--- Material provided ---

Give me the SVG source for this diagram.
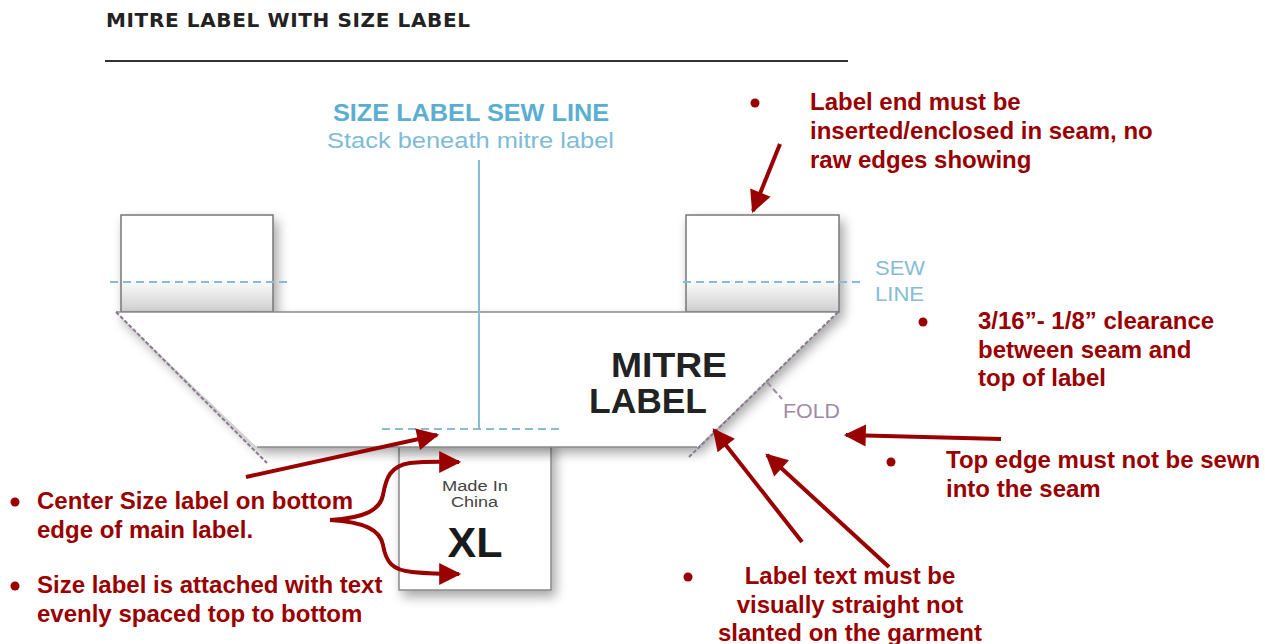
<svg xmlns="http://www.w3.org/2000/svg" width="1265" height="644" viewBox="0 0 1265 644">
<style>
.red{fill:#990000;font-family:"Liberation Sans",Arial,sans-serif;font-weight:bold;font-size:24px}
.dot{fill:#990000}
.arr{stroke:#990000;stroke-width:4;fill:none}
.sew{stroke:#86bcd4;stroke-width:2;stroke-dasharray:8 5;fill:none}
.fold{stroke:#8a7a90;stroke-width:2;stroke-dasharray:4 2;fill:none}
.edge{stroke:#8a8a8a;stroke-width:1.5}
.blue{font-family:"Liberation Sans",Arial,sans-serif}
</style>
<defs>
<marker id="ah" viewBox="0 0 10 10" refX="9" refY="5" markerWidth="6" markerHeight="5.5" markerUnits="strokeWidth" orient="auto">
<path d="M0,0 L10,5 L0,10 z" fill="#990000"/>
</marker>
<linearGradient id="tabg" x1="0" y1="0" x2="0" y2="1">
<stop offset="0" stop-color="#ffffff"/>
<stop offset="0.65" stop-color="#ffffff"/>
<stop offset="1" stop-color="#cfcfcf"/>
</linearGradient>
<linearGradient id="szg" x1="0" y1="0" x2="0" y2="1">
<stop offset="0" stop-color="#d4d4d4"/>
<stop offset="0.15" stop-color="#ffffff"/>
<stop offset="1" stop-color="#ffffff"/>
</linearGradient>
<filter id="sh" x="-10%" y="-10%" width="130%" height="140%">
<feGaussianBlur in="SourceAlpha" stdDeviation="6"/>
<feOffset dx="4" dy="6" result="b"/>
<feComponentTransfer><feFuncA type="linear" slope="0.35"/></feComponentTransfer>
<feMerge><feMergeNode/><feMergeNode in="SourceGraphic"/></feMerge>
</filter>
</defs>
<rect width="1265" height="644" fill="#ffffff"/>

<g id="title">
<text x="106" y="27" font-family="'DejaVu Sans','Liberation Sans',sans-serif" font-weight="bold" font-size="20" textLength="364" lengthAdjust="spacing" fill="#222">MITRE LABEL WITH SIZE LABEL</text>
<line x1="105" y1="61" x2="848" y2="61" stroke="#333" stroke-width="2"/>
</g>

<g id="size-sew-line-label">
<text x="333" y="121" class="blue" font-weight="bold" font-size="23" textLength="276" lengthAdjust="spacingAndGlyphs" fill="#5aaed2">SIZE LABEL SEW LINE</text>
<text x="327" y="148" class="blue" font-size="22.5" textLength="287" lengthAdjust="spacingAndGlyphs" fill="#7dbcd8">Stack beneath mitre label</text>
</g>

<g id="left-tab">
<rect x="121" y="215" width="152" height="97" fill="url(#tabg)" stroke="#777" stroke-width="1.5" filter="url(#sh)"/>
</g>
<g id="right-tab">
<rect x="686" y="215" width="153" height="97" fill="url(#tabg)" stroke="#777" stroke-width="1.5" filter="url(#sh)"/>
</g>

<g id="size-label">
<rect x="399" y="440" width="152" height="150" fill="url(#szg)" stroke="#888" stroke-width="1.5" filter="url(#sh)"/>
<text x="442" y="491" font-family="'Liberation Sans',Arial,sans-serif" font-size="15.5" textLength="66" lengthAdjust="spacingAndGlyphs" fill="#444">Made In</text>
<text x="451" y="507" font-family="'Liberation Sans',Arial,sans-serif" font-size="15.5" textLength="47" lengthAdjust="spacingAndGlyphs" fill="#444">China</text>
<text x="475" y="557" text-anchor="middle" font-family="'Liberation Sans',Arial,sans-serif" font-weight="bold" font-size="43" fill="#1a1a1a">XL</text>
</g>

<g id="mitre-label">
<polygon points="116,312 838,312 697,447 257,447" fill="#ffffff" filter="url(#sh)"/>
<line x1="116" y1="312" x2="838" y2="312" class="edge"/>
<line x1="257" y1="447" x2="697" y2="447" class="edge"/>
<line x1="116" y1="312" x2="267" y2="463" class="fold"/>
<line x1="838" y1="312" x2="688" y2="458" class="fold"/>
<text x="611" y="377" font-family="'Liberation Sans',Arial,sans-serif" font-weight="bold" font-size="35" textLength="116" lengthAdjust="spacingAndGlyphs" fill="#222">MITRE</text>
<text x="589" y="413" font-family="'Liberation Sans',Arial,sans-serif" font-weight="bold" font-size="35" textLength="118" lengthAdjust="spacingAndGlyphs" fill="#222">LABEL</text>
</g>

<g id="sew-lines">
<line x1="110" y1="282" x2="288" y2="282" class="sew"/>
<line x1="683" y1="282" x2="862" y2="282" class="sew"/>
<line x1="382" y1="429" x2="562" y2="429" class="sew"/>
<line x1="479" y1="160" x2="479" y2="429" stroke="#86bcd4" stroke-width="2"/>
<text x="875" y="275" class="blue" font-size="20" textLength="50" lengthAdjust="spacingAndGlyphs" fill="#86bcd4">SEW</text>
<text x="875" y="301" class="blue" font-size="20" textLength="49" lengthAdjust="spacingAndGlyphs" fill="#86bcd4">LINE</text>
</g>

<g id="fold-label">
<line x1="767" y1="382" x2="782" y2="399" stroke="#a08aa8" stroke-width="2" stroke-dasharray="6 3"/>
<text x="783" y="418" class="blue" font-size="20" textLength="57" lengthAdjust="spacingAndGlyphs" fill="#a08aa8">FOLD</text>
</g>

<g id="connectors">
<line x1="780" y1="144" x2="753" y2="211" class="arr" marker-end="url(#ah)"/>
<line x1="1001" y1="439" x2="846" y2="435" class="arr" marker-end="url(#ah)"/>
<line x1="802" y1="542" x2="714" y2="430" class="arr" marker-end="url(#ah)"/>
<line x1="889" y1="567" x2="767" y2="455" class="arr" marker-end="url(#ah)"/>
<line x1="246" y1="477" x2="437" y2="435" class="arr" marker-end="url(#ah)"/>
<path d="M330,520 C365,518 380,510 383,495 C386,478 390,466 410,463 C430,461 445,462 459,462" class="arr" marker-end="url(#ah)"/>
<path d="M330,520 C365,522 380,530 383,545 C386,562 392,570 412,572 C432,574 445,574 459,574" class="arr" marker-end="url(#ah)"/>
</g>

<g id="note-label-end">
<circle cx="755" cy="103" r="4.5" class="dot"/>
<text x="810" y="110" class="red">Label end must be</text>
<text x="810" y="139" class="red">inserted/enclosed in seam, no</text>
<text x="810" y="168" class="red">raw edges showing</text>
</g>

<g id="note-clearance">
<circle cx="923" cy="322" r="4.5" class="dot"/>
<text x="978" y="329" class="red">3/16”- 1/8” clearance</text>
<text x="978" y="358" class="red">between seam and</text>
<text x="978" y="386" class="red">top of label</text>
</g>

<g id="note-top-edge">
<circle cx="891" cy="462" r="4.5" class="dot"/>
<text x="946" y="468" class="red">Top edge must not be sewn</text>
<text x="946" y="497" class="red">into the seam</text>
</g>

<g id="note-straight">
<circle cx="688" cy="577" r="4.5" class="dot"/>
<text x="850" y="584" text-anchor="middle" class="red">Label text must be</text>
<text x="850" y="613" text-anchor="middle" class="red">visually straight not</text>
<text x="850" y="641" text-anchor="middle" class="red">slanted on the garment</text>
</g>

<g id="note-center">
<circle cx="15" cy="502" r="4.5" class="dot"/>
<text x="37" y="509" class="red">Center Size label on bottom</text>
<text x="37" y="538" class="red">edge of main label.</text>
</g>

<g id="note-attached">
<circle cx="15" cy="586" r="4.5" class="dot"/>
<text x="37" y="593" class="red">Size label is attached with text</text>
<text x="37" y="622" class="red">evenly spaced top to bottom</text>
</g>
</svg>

---

● Direction:
Transcribe the listing in full and omit the pictures.

● Reply to the exercise:
Give me the SVG source for this diagram.
<svg xmlns="http://www.w3.org/2000/svg" width="1265" height="644" viewBox="0 0 1265 644">
<style>
.red{fill:#990000;font-family:"Liberation Sans",Arial,sans-serif;font-weight:bold;font-size:24px}
.dot{fill:#990000}
.arr{stroke:#990000;stroke-width:4;fill:none}
.sew{stroke:#86bcd4;stroke-width:2;stroke-dasharray:8 5;fill:none}
.fold{stroke:#8a7a90;stroke-width:2;stroke-dasharray:4 2;fill:none}
.edge{stroke:#8a8a8a;stroke-width:1.5}
.blue{font-family:"Liberation Sans",Arial,sans-serif}
</style>
<defs>
<marker id="ah" viewBox="0 0 10 10" refX="9" refY="5" markerWidth="6" markerHeight="5.5" markerUnits="strokeWidth" orient="auto">
<path d="M0,0 L10,5 L0,10 z" fill="#990000"/>
</marker>
<linearGradient id="tabg" x1="0" y1="0" x2="0" y2="1">
<stop offset="0" stop-color="#ffffff"/>
<stop offset="0.65" stop-color="#ffffff"/>
<stop offset="1" stop-color="#cfcfcf"/>
</linearGradient>
<linearGradient id="szg" x1="0" y1="0" x2="0" y2="1">
<stop offset="0" stop-color="#d4d4d4"/>
<stop offset="0.15" stop-color="#ffffff"/>
<stop offset="1" stop-color="#ffffff"/>
</linearGradient>
<filter id="sh" x="-10%" y="-10%" width="130%" height="140%">
<feGaussianBlur in="SourceAlpha" stdDeviation="6"/>
<feOffset dx="4" dy="6" result="b"/>
<feComponentTransfer><feFuncA type="linear" slope="0.35"/></feComponentTransfer>
<feMerge><feMergeNode/><feMergeNode in="SourceGraphic"/></feMerge>
</filter>
</defs>
<rect width="1265" height="644" fill="#ffffff"/>

<g id="title">
<text x="106" y="27" font-family="'DejaVu Sans','Liberation Sans',sans-serif" font-weight="bold" font-size="20" textLength="364" lengthAdjust="spacing" fill="#222">MITRE LABEL WITH SIZE LABEL</text>
<line x1="105" y1="61" x2="848" y2="61" stroke="#333" stroke-width="2"/>
</g>

<g id="size-sew-line-label">
<text x="333" y="121" class="blue" font-weight="bold" font-size="23" textLength="276" lengthAdjust="spacingAndGlyphs" fill="#5aaed2">SIZE LABEL SEW LINE</text>
<text x="327" y="148" class="blue" font-size="22.5" textLength="287" lengthAdjust="spacingAndGlyphs" fill="#7dbcd8">Stack beneath mitre label</text>
</g>

<g id="left-tab">
<rect x="121" y="215" width="152" height="97" fill="url(#tabg)" stroke="#777" stroke-width="1.5" filter="url(#sh)"/>
</g>
<g id="right-tab">
<rect x="686" y="215" width="153" height="97" fill="url(#tabg)" stroke="#777" stroke-width="1.5" filter="url(#sh)"/>
</g>

<g id="size-label">
<rect x="399" y="440" width="152" height="150" fill="url(#szg)" stroke="#888" stroke-width="1.5" filter="url(#sh)"/>
<text x="442" y="491" font-family="'Liberation Sans',Arial,sans-serif" font-size="15.5" textLength="66" lengthAdjust="spacingAndGlyphs" fill="#444">Made In</text>
<text x="451" y="507" font-family="'Liberation Sans',Arial,sans-serif" font-size="15.5" textLength="47" lengthAdjust="spacingAndGlyphs" fill="#444">China</text>
<text x="475" y="557" text-anchor="middle" font-family="'Liberation Sans',Arial,sans-serif" font-weight="bold" font-size="43" fill="#1a1a1a">XL</text>
</g>

<g id="mitre-label">
<polygon points="116,312 838,312 697,447 257,447" fill="#ffffff" filter="url(#sh)"/>
<line x1="116" y1="312" x2="838" y2="312" class="edge"/>
<line x1="257" y1="447" x2="697" y2="447" class="edge"/>
<line x1="116" y1="312" x2="267" y2="463" class="fold"/>
<line x1="838" y1="312" x2="688" y2="458" class="fold"/>
<text x="611" y="377" font-family="'Liberation Sans',Arial,sans-serif" font-weight="bold" font-size="35" textLength="116" lengthAdjust="spacingAndGlyphs" fill="#222">MITRE</text>
<text x="589" y="413" font-family="'Liberation Sans',Arial,sans-serif" font-weight="bold" font-size="35" textLength="118" lengthAdjust="spacingAndGlyphs" fill="#222">LABEL</text>
</g>

<g id="sew-lines">
<line x1="110" y1="282" x2="288" y2="282" class="sew"/>
<line x1="683" y1="282" x2="862" y2="282" class="sew"/>
<line x1="382" y1="429" x2="562" y2="429" class="sew"/>
<line x1="479" y1="160" x2="479" y2="429" stroke="#86bcd4" stroke-width="2"/>
<text x="875" y="275" class="blue" font-size="20" textLength="50" lengthAdjust="spacingAndGlyphs" fill="#86bcd4">SEW</text>
<text x="875" y="301" class="blue" font-size="20" textLength="49" lengthAdjust="spacingAndGlyphs" fill="#86bcd4">LINE</text>
</g>

<g id="fold-label">
<line x1="767" y1="382" x2="782" y2="399" stroke="#a08aa8" stroke-width="2" stroke-dasharray="6 3"/>
<text x="783" y="418" class="blue" font-size="20" textLength="57" lengthAdjust="spacingAndGlyphs" fill="#a08aa8">FOLD</text>
</g>

<g id="connectors">
<line x1="780" y1="144" x2="753" y2="211" class="arr" marker-end="url(#ah)"/>
<line x1="1001" y1="439" x2="846" y2="435" class="arr" marker-end="url(#ah)"/>
<line x1="802" y1="542" x2="714" y2="430" class="arr" marker-end="url(#ah)"/>
<line x1="889" y1="567" x2="767" y2="455" class="arr" marker-end="url(#ah)"/>
<line x1="246" y1="477" x2="437" y2="435" class="arr" marker-end="url(#ah)"/>
<path d="M330,520 C365,518 380,510 383,495 C386,478 390,466 410,463 C430,461 445,462 459,462" class="arr" marker-end="url(#ah)"/>
<path d="M330,520 C365,522 380,530 383,545 C386,562 392,570 412,572 C432,574 445,574 459,574" class="arr" marker-end="url(#ah)"/>
</g>

<g id="note-label-end">
<circle cx="755" cy="103" r="4.5" class="dot"/>
<text x="810" y="110" class="red">Label end must be</text>
<text x="810" y="139" class="red">inserted/enclosed in seam, no</text>
<text x="810" y="168" class="red">raw edges showing</text>
</g>

<g id="note-clearance">
<circle cx="923" cy="322" r="4.5" class="dot"/>
<text x="978" y="329" class="red">3/16”- 1/8” clearance</text>
<text x="978" y="358" class="red">between seam and</text>
<text x="978" y="386" class="red">top of label</text>
</g>

<g id="note-top-edge">
<circle cx="891" cy="462" r="4.5" class="dot"/>
<text x="946" y="468" class="red">Top edge must not be sewn</text>
<text x="946" y="497" class="red">into the seam</text>
</g>

<g id="note-straight">
<circle cx="688" cy="577" r="4.5" class="dot"/>
<text x="850" y="584" text-anchor="middle" class="red">Label text must be</text>
<text x="850" y="613" text-anchor="middle" class="red">visually straight not</text>
<text x="850" y="641" text-anchor="middle" class="red">slanted on the garment</text>
</g>

<g id="note-center">
<circle cx="15" cy="502" r="4.5" class="dot"/>
<text x="37" y="509" class="red">Center Size label on bottom</text>
<text x="37" y="538" class="red">edge of main label.</text>
</g>

<g id="note-attached">
<circle cx="15" cy="586" r="4.5" class="dot"/>
<text x="37" y="593" class="red">Size label is attached with text</text>
<text x="37" y="622" class="red">evenly spaced top to bottom</text>
</g>
</svg>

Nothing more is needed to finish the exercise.